### To do
Write out the listing below without alteration, omitting its pictures.

++++ Source excerpt ++++

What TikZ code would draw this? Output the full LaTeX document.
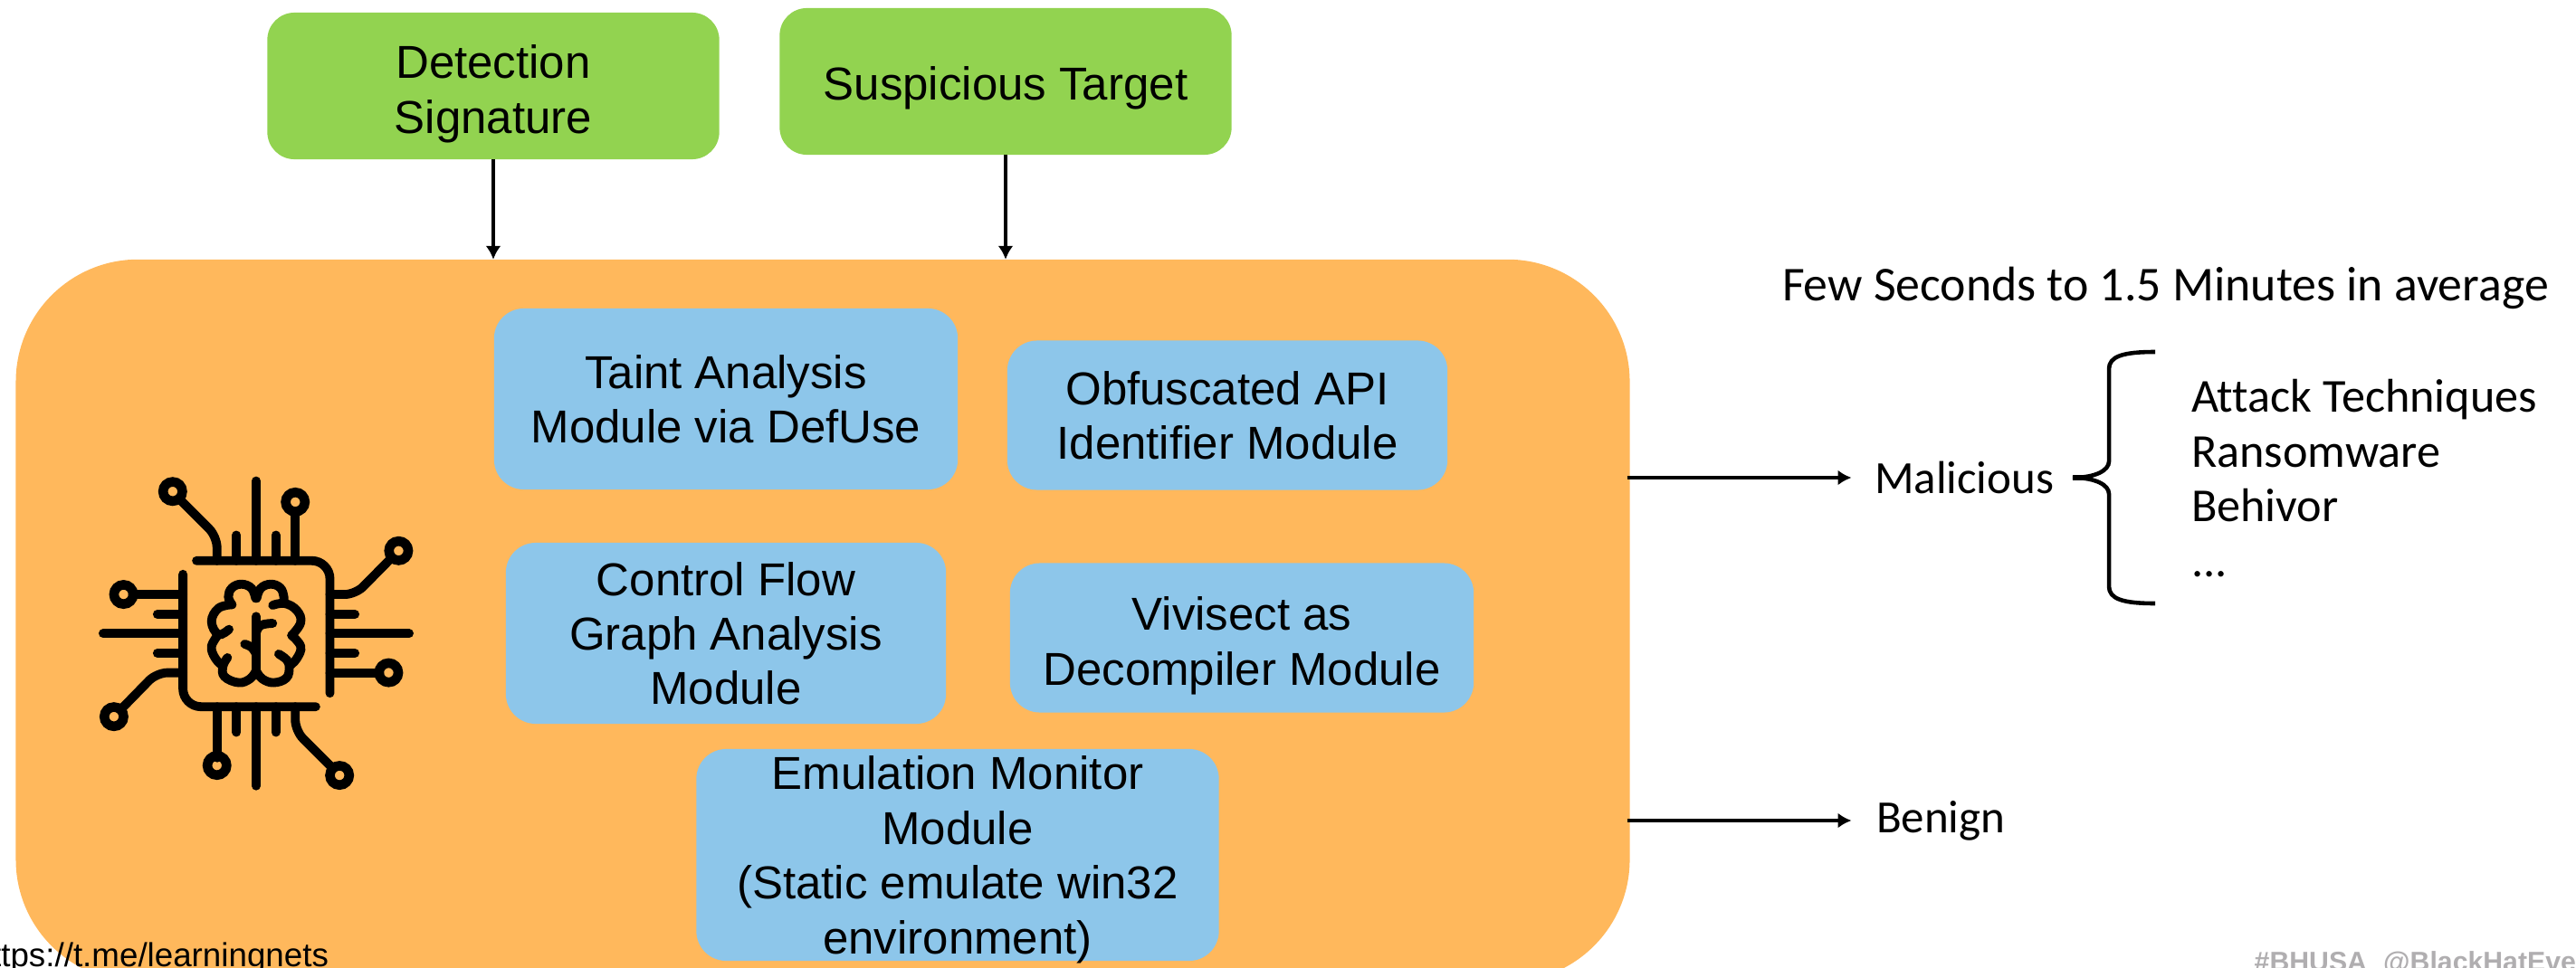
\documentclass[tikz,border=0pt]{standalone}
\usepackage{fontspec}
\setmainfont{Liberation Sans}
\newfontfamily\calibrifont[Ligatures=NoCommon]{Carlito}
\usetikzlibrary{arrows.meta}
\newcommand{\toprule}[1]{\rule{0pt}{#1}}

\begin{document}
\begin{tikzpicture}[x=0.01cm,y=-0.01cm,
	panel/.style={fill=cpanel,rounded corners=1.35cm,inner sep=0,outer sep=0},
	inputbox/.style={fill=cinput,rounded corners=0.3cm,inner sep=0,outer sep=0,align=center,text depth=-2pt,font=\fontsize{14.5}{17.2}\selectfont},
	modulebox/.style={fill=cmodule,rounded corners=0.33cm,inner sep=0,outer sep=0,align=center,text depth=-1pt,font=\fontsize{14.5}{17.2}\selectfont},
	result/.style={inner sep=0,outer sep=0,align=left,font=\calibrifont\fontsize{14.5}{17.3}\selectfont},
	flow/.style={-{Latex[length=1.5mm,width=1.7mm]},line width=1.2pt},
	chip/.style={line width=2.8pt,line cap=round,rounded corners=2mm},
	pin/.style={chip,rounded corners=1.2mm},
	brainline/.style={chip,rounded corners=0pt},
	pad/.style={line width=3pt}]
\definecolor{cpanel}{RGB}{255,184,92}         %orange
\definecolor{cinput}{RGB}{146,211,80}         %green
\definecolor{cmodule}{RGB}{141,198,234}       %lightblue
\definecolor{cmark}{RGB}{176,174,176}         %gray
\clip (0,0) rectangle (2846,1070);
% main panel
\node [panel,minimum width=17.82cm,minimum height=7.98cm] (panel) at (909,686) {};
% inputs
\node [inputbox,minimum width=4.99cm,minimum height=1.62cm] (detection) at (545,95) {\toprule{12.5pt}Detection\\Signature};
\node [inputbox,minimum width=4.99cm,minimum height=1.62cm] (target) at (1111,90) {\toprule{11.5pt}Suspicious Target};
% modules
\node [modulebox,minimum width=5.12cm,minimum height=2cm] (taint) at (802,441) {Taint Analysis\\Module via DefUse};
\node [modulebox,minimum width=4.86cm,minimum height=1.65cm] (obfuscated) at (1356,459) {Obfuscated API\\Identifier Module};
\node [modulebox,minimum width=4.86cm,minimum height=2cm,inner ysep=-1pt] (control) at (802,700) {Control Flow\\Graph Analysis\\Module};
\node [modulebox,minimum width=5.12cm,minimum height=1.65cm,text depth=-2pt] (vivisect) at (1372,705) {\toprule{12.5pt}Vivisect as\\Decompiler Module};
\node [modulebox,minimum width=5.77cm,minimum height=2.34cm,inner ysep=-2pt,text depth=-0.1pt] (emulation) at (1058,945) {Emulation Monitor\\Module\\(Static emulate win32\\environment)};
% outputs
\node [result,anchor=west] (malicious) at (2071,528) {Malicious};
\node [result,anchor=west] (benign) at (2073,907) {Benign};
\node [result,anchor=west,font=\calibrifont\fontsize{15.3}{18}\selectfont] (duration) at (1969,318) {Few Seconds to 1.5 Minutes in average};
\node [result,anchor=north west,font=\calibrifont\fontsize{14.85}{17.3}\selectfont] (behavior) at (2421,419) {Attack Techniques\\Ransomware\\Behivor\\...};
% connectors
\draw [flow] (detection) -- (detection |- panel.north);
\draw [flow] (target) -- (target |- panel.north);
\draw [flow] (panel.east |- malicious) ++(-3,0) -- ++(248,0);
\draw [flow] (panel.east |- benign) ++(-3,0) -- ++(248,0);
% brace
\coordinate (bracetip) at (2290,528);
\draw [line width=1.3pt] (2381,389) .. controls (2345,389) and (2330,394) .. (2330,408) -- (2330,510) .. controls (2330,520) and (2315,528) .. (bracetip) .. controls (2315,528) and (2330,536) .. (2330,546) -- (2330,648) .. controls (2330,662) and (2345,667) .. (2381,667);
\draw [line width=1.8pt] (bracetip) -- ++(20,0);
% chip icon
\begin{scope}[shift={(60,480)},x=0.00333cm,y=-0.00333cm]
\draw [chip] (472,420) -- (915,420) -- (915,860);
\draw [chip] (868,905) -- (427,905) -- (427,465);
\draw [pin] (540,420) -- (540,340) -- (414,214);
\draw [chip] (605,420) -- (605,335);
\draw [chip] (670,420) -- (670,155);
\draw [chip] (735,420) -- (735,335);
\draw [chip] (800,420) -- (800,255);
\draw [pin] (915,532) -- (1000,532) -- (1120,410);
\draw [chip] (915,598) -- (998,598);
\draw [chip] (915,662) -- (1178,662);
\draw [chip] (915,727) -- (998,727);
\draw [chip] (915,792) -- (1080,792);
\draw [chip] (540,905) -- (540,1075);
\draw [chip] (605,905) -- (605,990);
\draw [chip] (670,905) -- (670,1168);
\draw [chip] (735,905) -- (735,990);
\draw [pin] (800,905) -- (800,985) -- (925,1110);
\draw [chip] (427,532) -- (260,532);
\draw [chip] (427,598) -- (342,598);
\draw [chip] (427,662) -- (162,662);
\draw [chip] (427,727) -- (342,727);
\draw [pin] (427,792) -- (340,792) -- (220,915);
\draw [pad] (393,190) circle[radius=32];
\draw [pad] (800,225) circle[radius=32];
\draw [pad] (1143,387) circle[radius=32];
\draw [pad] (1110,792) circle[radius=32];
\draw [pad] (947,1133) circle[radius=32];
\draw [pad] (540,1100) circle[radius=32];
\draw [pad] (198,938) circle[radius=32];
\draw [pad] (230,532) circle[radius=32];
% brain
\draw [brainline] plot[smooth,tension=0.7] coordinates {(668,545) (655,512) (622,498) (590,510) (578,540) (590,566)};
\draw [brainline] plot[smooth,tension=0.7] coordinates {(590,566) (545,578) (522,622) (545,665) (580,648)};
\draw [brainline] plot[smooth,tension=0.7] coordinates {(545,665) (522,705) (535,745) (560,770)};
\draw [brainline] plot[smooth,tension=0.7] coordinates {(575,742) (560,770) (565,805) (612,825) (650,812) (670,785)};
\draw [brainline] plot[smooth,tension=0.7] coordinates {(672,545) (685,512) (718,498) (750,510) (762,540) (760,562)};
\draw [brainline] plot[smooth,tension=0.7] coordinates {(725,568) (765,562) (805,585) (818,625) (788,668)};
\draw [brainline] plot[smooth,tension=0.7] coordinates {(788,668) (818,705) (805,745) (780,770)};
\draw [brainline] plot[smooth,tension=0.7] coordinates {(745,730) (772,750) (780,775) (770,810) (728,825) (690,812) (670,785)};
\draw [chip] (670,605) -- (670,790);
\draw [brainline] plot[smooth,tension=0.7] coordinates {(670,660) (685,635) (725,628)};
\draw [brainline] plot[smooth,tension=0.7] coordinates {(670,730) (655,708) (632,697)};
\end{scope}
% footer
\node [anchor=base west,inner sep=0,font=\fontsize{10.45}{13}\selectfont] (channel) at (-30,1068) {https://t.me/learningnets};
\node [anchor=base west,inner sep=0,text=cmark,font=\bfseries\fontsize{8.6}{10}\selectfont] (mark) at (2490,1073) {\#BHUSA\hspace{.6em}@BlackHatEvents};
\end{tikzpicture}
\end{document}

++++

### Solved problem
What TikZ code would draw this? Output the full LaTeX document.
\documentclass[tikz,border=0pt]{standalone}
\usepackage{fontspec}
\setmainfont{Liberation Sans}
\newfontfamily\calibrifont[Ligatures=NoCommon]{Carlito}
\usetikzlibrary{arrows.meta}
\newcommand{\toprule}[1]{\rule{0pt}{#1}}

\begin{document}
\begin{tikzpicture}[x=0.01cm,y=-0.01cm,
	panel/.style={fill=cpanel,rounded corners=1.35cm,inner sep=0,outer sep=0},
	inputbox/.style={fill=cinput,rounded corners=0.3cm,inner sep=0,outer sep=0,align=center,text depth=-2pt,font=\fontsize{14.5}{17.2}\selectfont},
	modulebox/.style={fill=cmodule,rounded corners=0.33cm,inner sep=0,outer sep=0,align=center,text depth=-1pt,font=\fontsize{14.5}{17.2}\selectfont},
	result/.style={inner sep=0,outer sep=0,align=left,font=\calibrifont\fontsize{14.5}{17.3}\selectfont},
	flow/.style={-{Latex[length=1.5mm,width=1.7mm]},line width=1.2pt},
	chip/.style={line width=2.8pt,line cap=round,rounded corners=2mm},
	pin/.style={chip,rounded corners=1.2mm},
	brainline/.style={chip,rounded corners=0pt},
	pad/.style={line width=3pt}]
\definecolor{cpanel}{RGB}{255,184,92}         %orange
\definecolor{cinput}{RGB}{146,211,80}         %green
\definecolor{cmodule}{RGB}{141,198,234}       %lightblue
\definecolor{cmark}{RGB}{176,174,176}         %gray
\clip (0,0) rectangle (2846,1070);
% main panel
\node [panel,minimum width=17.82cm,minimum height=7.98cm] (panel) at (909,686) {};
% inputs
\node [inputbox,minimum width=4.99cm,minimum height=1.62cm] (detection) at (545,95) {\toprule{12.5pt}Detection\\Signature};
\node [inputbox,minimum width=4.99cm,minimum height=1.62cm] (target) at (1111,90) {\toprule{11.5pt}Suspicious Target};
% modules
\node [modulebox,minimum width=5.12cm,minimum height=2cm] (taint) at (802,441) {Taint Analysis\\Module via DefUse};
\node [modulebox,minimum width=4.86cm,minimum height=1.65cm] (obfuscated) at (1356,459) {Obfuscated API\\Identifier Module};
\node [modulebox,minimum width=4.86cm,minimum height=2cm,inner ysep=-1pt] (control) at (802,700) {Control Flow\\Graph Analysis\\Module};
\node [modulebox,minimum width=5.12cm,minimum height=1.65cm,text depth=-2pt] (vivisect) at (1372,705) {\toprule{12.5pt}Vivisect as\\Decompiler Module};
\node [modulebox,minimum width=5.77cm,minimum height=2.34cm,inner ysep=-2pt,text depth=-0.1pt] (emulation) at (1058,945) {Emulation Monitor\\Module\\(Static emulate win32\\environment)};
% outputs
\node [result,anchor=west] (malicious) at (2071,528) {Malicious};
\node [result,anchor=west] (benign) at (2073,907) {Benign};
\node [result,anchor=west,font=\calibrifont\fontsize{15.3}{18}\selectfont] (duration) at (1969,318) {Few Seconds to 1.5 Minutes in average};
\node [result,anchor=north west,font=\calibrifont\fontsize{14.85}{17.3}\selectfont] (behavior) at (2421,419) {Attack Techniques\\Ransomware\\Behivor\\...};
% connectors
\draw [flow] (detection) -- (detection |- panel.north);
\draw [flow] (target) -- (target |- panel.north);
\draw [flow] (panel.east |- malicious) ++(-3,0) -- ++(248,0);
\draw [flow] (panel.east |- benign) ++(-3,0) -- ++(248,0);
% brace
\coordinate (bracetip) at (2290,528);
\draw [line width=1.3pt] (2381,389) .. controls (2345,389) and (2330,394) .. (2330,408) -- (2330,510) .. controls (2330,520) and (2315,528) .. (bracetip) .. controls (2315,528) and (2330,536) .. (2330,546) -- (2330,648) .. controls (2330,662) and (2345,667) .. (2381,667);
\draw [line width=1.8pt] (bracetip) -- ++(20,0);
% chip icon
\begin{scope}[shift={(60,480)},x=0.00333cm,y=-0.00333cm]
\draw [chip] (472,420) -- (915,420) -- (915,860);
\draw [chip] (868,905) -- (427,905) -- (427,465);
\draw [pin] (540,420) -- (540,340) -- (414,214);
\draw [chip] (605,420) -- (605,335);
\draw [chip] (670,420) -- (670,155);
\draw [chip] (735,420) -- (735,335);
\draw [chip] (800,420) -- (800,255);
\draw [pin] (915,532) -- (1000,532) -- (1120,410);
\draw [chip] (915,598) -- (998,598);
\draw [chip] (915,662) -- (1178,662);
\draw [chip] (915,727) -- (998,727);
\draw [chip] (915,792) -- (1080,792);
\draw [chip] (540,905) -- (540,1075);
\draw [chip] (605,905) -- (605,990);
\draw [chip] (670,905) -- (670,1168);
\draw [chip] (735,905) -- (735,990);
\draw [pin] (800,905) -- (800,985) -- (925,1110);
\draw [chip] (427,532) -- (260,532);
\draw [chip] (427,598) -- (342,598);
\draw [chip] (427,662) -- (162,662);
\draw [chip] (427,727) -- (342,727);
\draw [pin] (427,792) -- (340,792) -- (220,915);
\draw [pad] (393,190) circle[radius=32];
\draw [pad] (800,225) circle[radius=32];
\draw [pad] (1143,387) circle[radius=32];
\draw [pad] (1110,792) circle[radius=32];
\draw [pad] (947,1133) circle[radius=32];
\draw [pad] (540,1100) circle[radius=32];
\draw [pad] (198,938) circle[radius=32];
\draw [pad] (230,532) circle[radius=32];
% brain
\draw [brainline] plot[smooth,tension=0.7] coordinates {(668,545) (655,512) (622,498) (590,510) (578,540) (590,566)};
\draw [brainline] plot[smooth,tension=0.7] coordinates {(590,566) (545,578) (522,622) (545,665) (580,648)};
\draw [brainline] plot[smooth,tension=0.7] coordinates {(545,665) (522,705) (535,745) (560,770)};
\draw [brainline] plot[smooth,tension=0.7] coordinates {(575,742) (560,770) (565,805) (612,825) (650,812) (670,785)};
\draw [brainline] plot[smooth,tension=0.7] coordinates {(672,545) (685,512) (718,498) (750,510) (762,540) (760,562)};
\draw [brainline] plot[smooth,tension=0.7] coordinates {(725,568) (765,562) (805,585) (818,625) (788,668)};
\draw [brainline] plot[smooth,tension=0.7] coordinates {(788,668) (818,705) (805,745) (780,770)};
\draw [brainline] plot[smooth,tension=0.7] coordinates {(745,730) (772,750) (780,775) (770,810) (728,825) (690,812) (670,785)};
\draw [chip] (670,605) -- (670,790);
\draw [brainline] plot[smooth,tension=0.7] coordinates {(670,660) (685,635) (725,628)};
\draw [brainline] plot[smooth,tension=0.7] coordinates {(670,730) (655,708) (632,697)};
\end{scope}
% footer
\node [anchor=base west,inner sep=0,font=\fontsize{10.45}{13}\selectfont] (channel) at (-30,1068) {https://t.me/learningnets};
\node [anchor=base west,inner sep=0,text=cmark,font=\bfseries\fontsize{8.6}{10}\selectfont] (mark) at (2490,1073) {\#BHUSA\hspace{.6em}@BlackHatEvents};
\end{tikzpicture}
\end{document}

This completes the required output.